§ Code that draws figures:
"""
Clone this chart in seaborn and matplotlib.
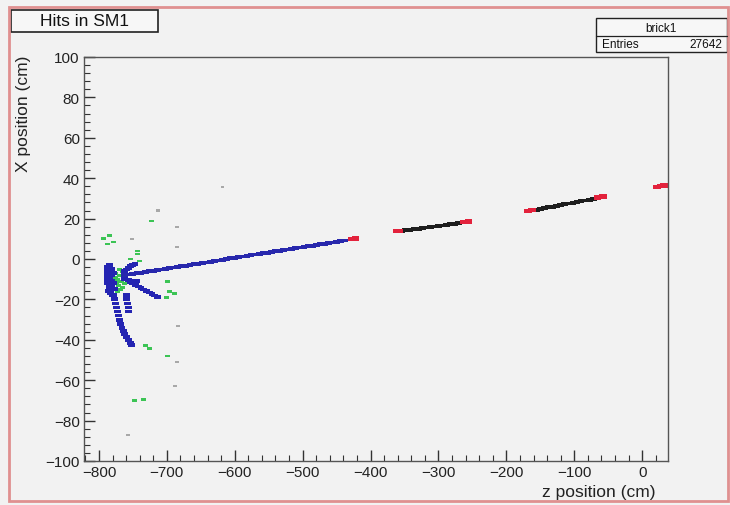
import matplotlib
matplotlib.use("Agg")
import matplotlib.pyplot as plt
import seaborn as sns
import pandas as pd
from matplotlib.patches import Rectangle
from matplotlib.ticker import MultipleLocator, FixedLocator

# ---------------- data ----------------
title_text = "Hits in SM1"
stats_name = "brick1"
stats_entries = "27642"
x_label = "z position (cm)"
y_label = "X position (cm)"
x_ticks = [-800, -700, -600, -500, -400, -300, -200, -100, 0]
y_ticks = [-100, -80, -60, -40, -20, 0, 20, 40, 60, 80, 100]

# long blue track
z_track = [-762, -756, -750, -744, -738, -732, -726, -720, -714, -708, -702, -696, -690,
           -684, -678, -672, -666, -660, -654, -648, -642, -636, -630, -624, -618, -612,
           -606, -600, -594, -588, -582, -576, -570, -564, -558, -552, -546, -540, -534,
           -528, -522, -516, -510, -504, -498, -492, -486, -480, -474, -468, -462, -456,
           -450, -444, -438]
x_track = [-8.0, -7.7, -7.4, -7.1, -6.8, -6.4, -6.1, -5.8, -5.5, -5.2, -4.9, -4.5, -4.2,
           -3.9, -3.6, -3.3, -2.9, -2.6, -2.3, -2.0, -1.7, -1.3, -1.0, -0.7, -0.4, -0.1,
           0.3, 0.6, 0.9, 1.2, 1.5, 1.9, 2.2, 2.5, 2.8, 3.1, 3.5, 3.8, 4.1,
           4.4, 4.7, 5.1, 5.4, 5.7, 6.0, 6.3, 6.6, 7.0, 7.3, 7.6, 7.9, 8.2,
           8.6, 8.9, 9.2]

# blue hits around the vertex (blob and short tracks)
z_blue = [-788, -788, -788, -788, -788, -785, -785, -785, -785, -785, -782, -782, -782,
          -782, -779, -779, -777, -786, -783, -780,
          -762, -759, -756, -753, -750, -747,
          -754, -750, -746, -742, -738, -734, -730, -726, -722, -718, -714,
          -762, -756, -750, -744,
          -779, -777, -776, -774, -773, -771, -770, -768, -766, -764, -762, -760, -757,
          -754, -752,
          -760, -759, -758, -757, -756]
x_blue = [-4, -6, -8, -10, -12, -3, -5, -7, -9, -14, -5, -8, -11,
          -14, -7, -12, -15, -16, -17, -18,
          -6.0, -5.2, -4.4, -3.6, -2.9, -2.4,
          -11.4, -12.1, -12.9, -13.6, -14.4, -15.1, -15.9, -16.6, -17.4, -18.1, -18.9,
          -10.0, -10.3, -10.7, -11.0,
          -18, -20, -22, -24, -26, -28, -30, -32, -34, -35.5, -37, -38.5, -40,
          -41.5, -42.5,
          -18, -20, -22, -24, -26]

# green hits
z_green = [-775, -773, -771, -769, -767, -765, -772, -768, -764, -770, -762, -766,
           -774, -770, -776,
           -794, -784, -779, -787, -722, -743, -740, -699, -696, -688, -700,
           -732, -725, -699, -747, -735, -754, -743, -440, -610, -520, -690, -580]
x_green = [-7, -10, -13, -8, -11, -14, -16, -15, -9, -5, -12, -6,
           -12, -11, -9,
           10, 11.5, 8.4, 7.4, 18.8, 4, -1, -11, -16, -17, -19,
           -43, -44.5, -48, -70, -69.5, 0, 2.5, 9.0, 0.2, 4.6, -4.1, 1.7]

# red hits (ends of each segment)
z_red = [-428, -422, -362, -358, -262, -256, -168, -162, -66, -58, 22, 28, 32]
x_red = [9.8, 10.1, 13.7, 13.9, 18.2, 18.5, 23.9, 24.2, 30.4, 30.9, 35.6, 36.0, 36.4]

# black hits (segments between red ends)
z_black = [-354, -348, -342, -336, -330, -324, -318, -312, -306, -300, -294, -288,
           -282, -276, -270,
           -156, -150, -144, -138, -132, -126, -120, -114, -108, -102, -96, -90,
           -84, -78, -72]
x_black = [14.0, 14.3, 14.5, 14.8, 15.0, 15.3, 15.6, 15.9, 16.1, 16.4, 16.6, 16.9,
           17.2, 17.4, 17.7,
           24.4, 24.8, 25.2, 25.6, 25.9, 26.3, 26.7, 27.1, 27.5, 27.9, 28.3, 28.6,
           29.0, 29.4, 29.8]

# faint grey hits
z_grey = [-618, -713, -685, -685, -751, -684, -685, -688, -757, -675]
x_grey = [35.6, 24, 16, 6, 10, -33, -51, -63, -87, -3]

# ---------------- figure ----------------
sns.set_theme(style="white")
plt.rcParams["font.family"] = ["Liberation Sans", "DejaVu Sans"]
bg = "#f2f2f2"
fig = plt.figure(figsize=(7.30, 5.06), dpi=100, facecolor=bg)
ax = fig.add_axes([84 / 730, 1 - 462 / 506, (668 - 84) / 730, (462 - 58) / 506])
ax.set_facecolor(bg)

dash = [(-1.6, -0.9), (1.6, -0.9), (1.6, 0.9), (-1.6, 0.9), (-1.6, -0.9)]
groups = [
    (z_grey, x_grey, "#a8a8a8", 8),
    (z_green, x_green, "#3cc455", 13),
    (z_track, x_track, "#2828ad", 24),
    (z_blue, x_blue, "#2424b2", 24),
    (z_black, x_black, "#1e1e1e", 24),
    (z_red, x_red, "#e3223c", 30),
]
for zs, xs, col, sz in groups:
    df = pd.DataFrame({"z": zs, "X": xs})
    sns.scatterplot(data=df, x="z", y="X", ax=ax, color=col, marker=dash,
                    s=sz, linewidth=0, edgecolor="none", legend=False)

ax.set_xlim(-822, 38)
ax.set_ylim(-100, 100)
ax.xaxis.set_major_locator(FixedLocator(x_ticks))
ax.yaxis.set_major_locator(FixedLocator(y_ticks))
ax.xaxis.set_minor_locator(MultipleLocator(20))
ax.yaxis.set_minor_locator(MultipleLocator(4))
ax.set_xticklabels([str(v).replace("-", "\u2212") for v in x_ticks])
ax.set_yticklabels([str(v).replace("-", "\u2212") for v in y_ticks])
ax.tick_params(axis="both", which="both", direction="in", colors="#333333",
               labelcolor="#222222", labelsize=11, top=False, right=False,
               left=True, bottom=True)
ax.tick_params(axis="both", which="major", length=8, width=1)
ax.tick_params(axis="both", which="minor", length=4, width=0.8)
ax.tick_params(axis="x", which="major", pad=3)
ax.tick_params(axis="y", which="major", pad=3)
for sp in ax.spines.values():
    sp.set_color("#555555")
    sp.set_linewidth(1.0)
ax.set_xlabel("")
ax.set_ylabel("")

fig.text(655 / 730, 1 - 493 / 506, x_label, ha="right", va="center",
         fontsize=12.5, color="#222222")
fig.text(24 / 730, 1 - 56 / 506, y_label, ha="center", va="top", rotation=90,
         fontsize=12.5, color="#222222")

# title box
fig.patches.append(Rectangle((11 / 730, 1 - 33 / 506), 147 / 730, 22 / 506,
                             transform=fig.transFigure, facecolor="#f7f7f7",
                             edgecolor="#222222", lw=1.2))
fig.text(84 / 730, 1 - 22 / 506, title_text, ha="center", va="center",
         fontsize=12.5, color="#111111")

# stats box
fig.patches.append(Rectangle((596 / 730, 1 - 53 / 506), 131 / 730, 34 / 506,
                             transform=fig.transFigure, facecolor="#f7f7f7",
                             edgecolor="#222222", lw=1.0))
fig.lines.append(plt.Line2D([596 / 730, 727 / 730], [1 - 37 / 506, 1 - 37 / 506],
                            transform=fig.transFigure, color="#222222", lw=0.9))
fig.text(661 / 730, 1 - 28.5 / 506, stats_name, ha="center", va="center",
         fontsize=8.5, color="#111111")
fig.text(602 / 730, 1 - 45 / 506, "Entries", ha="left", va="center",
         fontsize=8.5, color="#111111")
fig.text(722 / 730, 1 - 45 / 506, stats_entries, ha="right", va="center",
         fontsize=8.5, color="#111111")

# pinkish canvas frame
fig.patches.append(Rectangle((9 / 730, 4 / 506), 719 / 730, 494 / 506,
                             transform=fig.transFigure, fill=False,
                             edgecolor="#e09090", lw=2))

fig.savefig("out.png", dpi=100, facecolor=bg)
"""
"""
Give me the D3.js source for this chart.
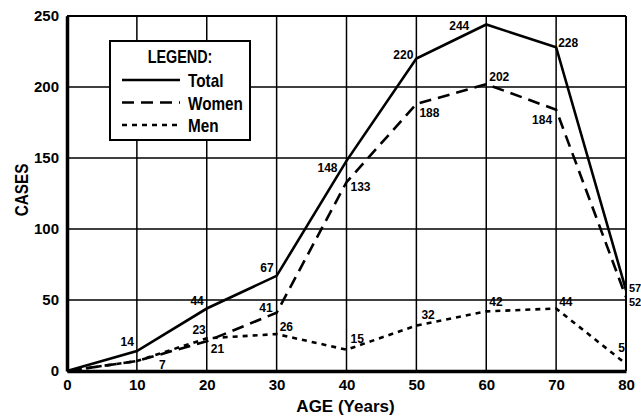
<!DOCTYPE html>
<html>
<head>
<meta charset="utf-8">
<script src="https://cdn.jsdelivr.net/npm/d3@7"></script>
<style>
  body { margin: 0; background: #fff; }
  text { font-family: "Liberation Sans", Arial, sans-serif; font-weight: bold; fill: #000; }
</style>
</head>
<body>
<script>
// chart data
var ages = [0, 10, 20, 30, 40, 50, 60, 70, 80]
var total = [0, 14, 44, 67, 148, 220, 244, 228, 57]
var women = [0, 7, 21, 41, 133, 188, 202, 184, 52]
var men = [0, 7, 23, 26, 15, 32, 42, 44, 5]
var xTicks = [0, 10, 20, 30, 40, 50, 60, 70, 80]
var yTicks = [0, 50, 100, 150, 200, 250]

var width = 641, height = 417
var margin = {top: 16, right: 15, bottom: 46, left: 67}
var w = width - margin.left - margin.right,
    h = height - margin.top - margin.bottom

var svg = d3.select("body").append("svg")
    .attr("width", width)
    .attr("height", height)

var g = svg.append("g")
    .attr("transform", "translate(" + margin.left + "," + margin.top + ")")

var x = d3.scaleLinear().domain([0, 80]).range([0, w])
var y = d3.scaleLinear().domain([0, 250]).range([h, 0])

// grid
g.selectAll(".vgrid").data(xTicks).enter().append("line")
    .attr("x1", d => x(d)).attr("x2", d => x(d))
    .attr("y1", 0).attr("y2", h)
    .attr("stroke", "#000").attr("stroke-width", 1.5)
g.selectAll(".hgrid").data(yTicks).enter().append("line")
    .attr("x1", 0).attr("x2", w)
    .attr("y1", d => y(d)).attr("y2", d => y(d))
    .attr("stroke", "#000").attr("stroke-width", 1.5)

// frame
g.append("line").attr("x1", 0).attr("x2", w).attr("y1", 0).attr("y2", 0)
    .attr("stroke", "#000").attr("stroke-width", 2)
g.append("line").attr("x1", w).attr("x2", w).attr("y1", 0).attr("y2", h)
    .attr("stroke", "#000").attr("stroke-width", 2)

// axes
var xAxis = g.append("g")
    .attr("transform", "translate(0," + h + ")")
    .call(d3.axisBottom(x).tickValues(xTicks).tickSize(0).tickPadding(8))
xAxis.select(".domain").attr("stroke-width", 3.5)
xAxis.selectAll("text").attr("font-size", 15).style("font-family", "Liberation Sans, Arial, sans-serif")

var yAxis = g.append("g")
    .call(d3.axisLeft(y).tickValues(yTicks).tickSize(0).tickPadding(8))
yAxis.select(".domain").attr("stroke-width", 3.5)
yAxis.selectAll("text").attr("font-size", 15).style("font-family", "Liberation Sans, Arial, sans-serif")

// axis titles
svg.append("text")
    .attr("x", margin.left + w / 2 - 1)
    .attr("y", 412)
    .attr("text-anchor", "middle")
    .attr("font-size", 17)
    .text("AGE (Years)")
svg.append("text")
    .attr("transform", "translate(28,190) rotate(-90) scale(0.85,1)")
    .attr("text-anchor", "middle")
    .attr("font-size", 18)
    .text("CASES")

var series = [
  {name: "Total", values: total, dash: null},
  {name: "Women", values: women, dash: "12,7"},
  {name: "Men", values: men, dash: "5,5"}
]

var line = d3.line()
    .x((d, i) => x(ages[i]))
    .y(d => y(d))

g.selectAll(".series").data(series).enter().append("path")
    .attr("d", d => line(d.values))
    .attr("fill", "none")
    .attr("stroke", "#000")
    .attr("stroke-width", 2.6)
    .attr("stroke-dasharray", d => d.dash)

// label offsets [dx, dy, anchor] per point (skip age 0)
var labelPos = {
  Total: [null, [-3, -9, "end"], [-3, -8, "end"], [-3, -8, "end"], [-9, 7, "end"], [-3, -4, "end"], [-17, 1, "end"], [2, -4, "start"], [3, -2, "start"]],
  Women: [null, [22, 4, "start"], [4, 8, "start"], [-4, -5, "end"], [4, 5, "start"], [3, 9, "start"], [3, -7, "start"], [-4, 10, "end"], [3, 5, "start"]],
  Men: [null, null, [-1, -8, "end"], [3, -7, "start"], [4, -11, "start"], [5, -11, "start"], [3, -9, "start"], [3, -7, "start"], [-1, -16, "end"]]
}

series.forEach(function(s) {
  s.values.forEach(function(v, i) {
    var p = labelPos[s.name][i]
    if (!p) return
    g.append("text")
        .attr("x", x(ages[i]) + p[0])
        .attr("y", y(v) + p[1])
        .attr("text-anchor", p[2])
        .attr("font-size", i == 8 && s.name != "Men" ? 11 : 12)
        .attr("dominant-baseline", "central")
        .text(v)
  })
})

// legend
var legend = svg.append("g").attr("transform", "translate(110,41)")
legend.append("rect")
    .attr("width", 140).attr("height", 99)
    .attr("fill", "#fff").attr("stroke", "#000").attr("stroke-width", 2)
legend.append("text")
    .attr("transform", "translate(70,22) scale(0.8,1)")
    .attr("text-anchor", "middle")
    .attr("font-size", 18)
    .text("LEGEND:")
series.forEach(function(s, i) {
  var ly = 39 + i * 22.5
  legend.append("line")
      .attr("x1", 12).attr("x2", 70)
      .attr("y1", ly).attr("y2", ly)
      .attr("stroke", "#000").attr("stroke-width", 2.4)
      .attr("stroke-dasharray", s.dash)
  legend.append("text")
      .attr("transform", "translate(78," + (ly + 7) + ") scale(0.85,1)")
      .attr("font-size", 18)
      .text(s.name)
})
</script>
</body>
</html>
"""
§ TASK DESCRIPTION: Search the listing above for the string "seaborn". Copy every line that contains it.

§ SOLUTION TO THIS TASK:
Clone this chart in seaborn and matplotlib.
import seaborn as sns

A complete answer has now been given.